[start]
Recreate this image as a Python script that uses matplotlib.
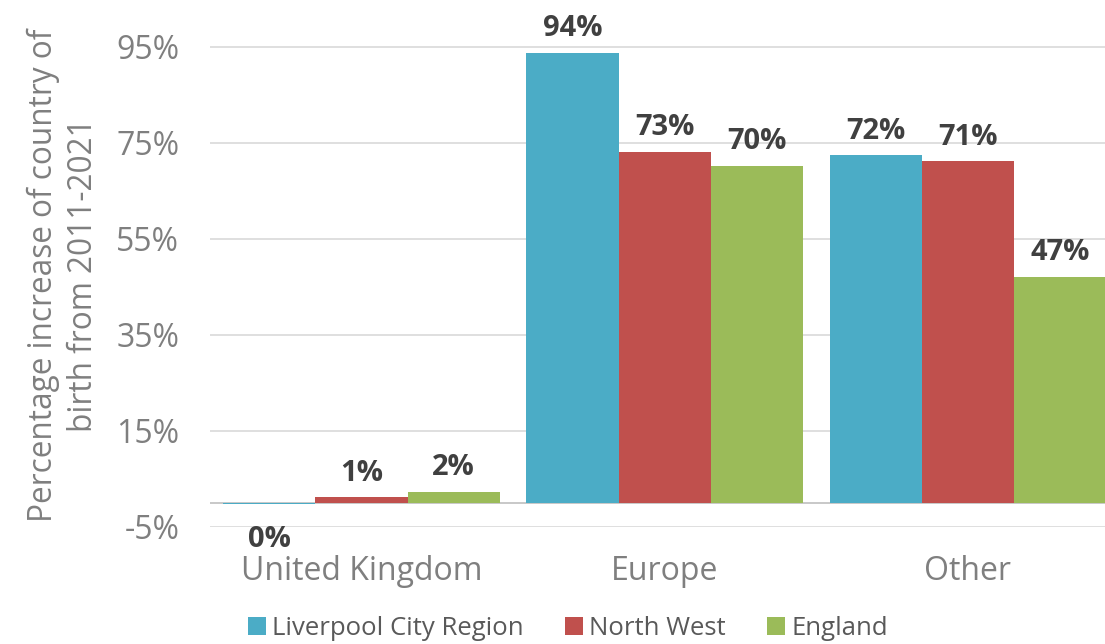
import numpy as np
import matplotlib.pyplot as plt

# Chart data
categories = ["United Kingdom", "Europe", "Other"]
series_names = ["Liverpool City Region", "North West", "England"]
lcr = [-0.3, 93.8, 72.4]
north_west = [1.2, 73.1, 71.2]
england = [2.3, 70.2, 47.1]
label_text = [["0%", "94%", "72%"], ["1%", "73%", "71%"], ["2%", "70%", "47%"]]
yticks = [-5, 15, 35, 55, 75, 95]

colors = ["#4BACC6", "#C0504D", "#9BBB59"]
grey = "#7F7F7F"

plt.rcParams['font.family'] = ['Open Sans', 'DejaVu Sans']

fig = plt.figure(figsize=(11.05, 6.44), dpi=100)
ax = fig.add_axes([0.19, 0.1817, 0.823, 0.7826])

x = np.arange(len(categories))
width = 0.304
all_series = [lcr, north_west, england]

for i, (vals, name, col) in enumerate(zip(all_series, series_names, colors)):
    pos = x + (i - 1) * width
    ax.bar(pos, vals, width, color=col, label=name, zorder=3)
    for px, v, txt in zip(pos, vals, label_text[i]):
        if v < 0:
            ax.annotate(txt, (px, v), xytext=(0, -15), textcoords="offset points",
                        ha="center", va="top", fontsize=21, fontweight="bold",
                        color="#404040")
        else:
            ax.annotate(txt, (px, v), xytext=(0, 7), textcoords="offset points",
                        ha="center", va="bottom", fontsize=21, fontweight="bold",
                        color="#404040")

ax.set_xlim(-0.5, 2.5)
ax.set_ylim(-5, 100)
ax.set_yticks(yticks)
ax.set_yticklabels([f"{t}%" for t in yticks])
ax.set_xticks(x)
ax.set_xticklabels(categories)
ax.tick_params(axis="both", length=0, labelsize=23, labelcolor=grey)
ax.tick_params(axis="x", pad=20)
ax.tick_params(axis="y", pad=22)
ax.grid(axis="y", color="#D9D9D9", linewidth=1.2, zorder=0)
ax.axhline(0, color="#BFBFBF", linewidth=1.2, zorder=2)
for s in ax.spines.values():
    s.set_visible(False)

ax.set_ylabel("Percentage increase of country of\nbirth from 2011-2021",
              fontsize=22.7, color=grey, labelpad=12, linespacing=1.25)

fig.legend(loc="center", bbox_to_anchor=(0.514, 0.024), ncol=3, frameon=False,
           fontsize=18.5, labelcolor="#595959", handlelength=0.7, handleheight=0.7,
           handletextpad=0.25, columnspacing=1.6)

fig.savefig("out.png", dpi=100)
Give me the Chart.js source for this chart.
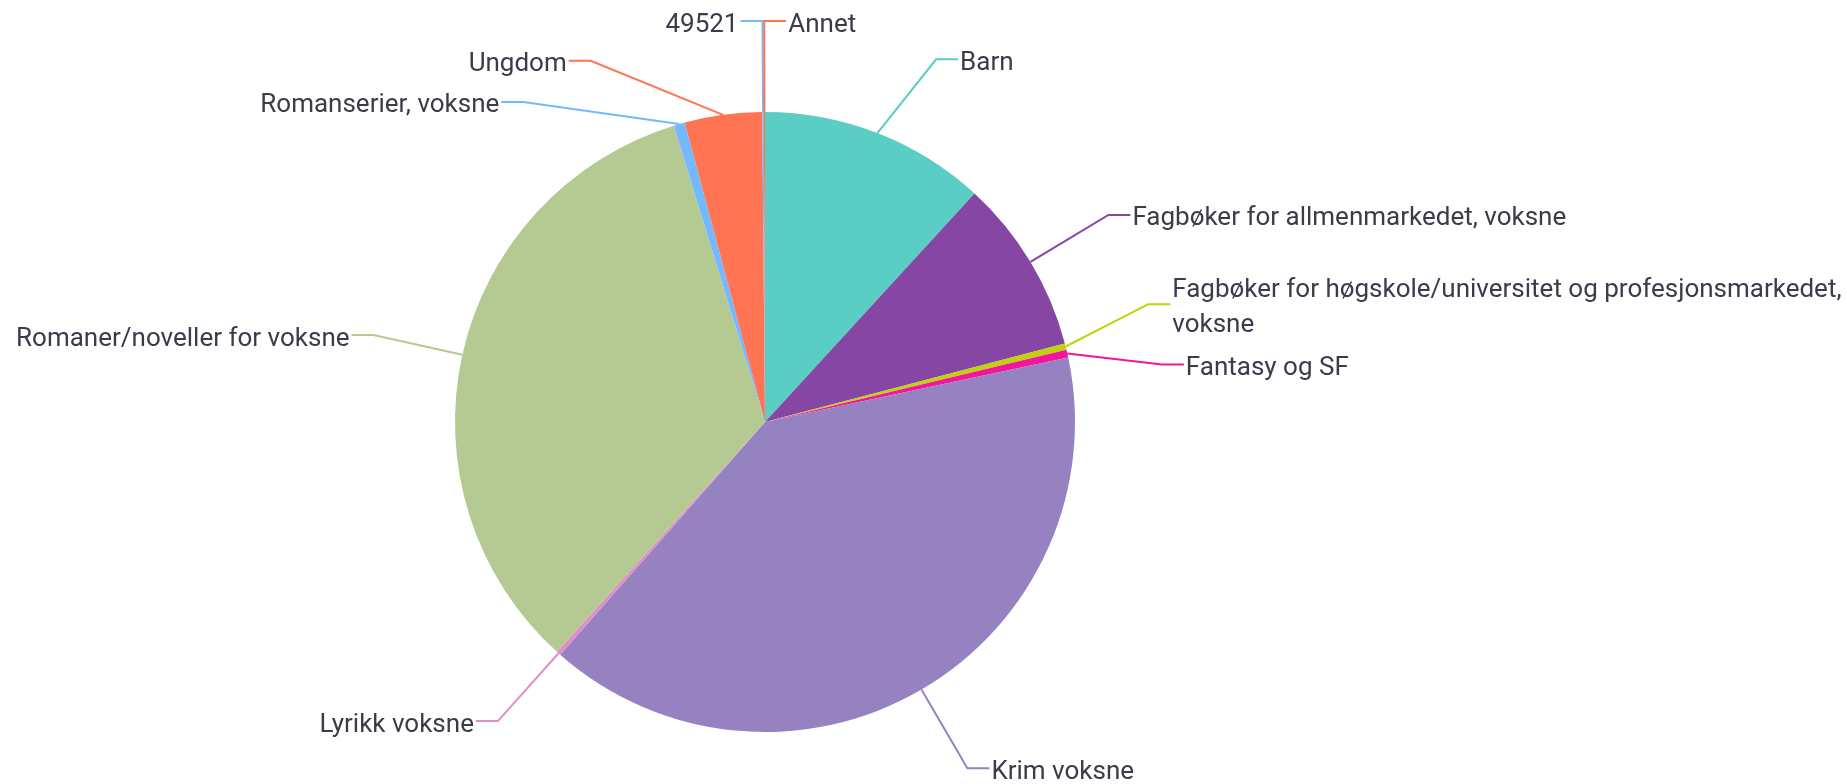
<!DOCTYPE html>
<html>
<head>
<meta charset="utf-8">
<script src="https://cdn.jsdelivr.net/npm/chart.js@4.4.1/dist/chart.umd.min.js"></script>
<style>
    html, body { margin: 0; padding: 0; background: #ffffff; }
    #wrap { width: 1847px; height: 784px; }
</style>
</head>
<body>
<div id="wrap"><canvas id="pieChart" width="1847" height="784"></canvas></div>
<script>
// Categories in drawing order (clockwise from 12 o'clock)
const categories = [
    'Barn',
    'Fagbøker for allmenmarkedet, voksne',
    'Fagbøker for høgskole/universitet og profesjonsmarkedet, voksne',
    'Fantasy og SF',
    'Krim voksne',
    'Lyrikk voksne',
    'Romaner/noveller for voksne',
    'Romanserier, voksne',
    'Ungdom',
    '49521',
    'Annet'
];

// Share of the pie (per 10 000)
const values = [1181, 911, 33, 42, 3982, 22, 3354, 58, 403, 8, 6];

const sliceColors = [
    '#5acdc4', '#8547a3', '#c0d20c', '#f2169f', '#9681c1', '#e08ec9',
    '#b5c992', '#74b9ff', '#ff7453', '#74b9ff', '#ff7453'
];

// Label placement tweaks (degrees the elbow is turned, forced side)
const labelNudge = [4, 0, -3, 4.5, 0, 0, 0, -21, -18, 0, 0];
const labelSide = [null, null, null, null, null, null, null, null, null, 'left', 'right'];

const FONT = '26px Roboto, "DejaVu Sans", sans-serif';
const TEXT_COLOR = '#3b3b4b';

function wrapText(ctx, text, maxWidth) {
    const words = text.split(' ');
    const lines = [];
    let line = '';
    words.forEach(w => {
        const test = line ? line + ' ' + w : w;
        if (line && ctx.measureText(test).width > maxWidth) {
            lines.push(line);
            line = w;
        } else {
            line = test;
        }
    });
    if (line) lines.push(line);
    return lines;
}

const outerLabels = {
    id: 'outerLabels',
    afterDatasetsDraw(chart) {
        const ctx = chart.ctx;
        const meta = chart.getDatasetMeta(0);
        ctx.save();
        ctx.font = FONT;
        ctx.lineWidth = 2;
        ctx.textBaseline = 'middle';
        meta.data.forEach((arc, i) => {
            const p = arc.getProps(['x', 'y', 'startAngle', 'endAngle', 'outerRadius'], true);
            const mid = (p.startAngle + p.endAngle) / 2;
            const sx = p.x + Math.cos(mid) * p.outerRadius;
            const sy = p.y + Math.sin(mid) * p.outerRadius;
            const ea = mid + labelNudge[i] * Math.PI / 180;
            const er = p.outerRadius + 91;
            const ex = p.x + Math.cos(ea) * er;
            const ey = p.y + Math.sin(ea) * er;
            let side = labelSide[i] || (ex >= p.x ? 'right' : 'left');
            const hx = side === 'right' ? ex + 22 : ex - 22;

            ctx.strokeStyle = sliceColors[i];
            ctx.beginPath();
            ctx.moveTo(sx, sy);
            ctx.lineTo(ex, ey);
            ctx.lineTo(hx, ey);
            ctx.stroke();

            ctx.fillStyle = TEXT_COLOR;
            const tx = side === 'right' ? hx + 2 : hx - 2;
            ctx.textAlign = side === 'right' ? 'left' : 'right';
            const maxW = side === 'right' ? chart.width - tx - 2 : tx - 2;
            const lines = wrapText(ctx, categories[i], maxW);
            const lh = 35;
            const top = ey + 4 - (lines.length - 1) * lh / 2;
            lines.forEach((ln, k) => ctx.fillText(ln, tx, top + k * lh));
        });
        ctx.restore();
    }
};

const ctx = document.getElementById('pieChart').getContext('2d');
new Chart(ctx, {
    type: 'pie',
    data: {
        labels: categories,
        datasets: [{
            data: values,
            backgroundColor: sliceColors,
            borderWidth: 0
        }]
    },
    options: {
        responsive: false,
        animation: false,
        layout: {
            padding: { left: 455, right: 772, top: 112, bottom: 52 }
        },
        plugins: {
            legend: { display: false },
            tooltip: { enabled: false }
        }
    },
    plugins: [outerLabels]
});
</script>
</body>
</html>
[end]
▸ **Given task**: Of the lines in the data, how many contain the word "matplotlib"? Provide the number and nothing further.

▸ **Full output**: 2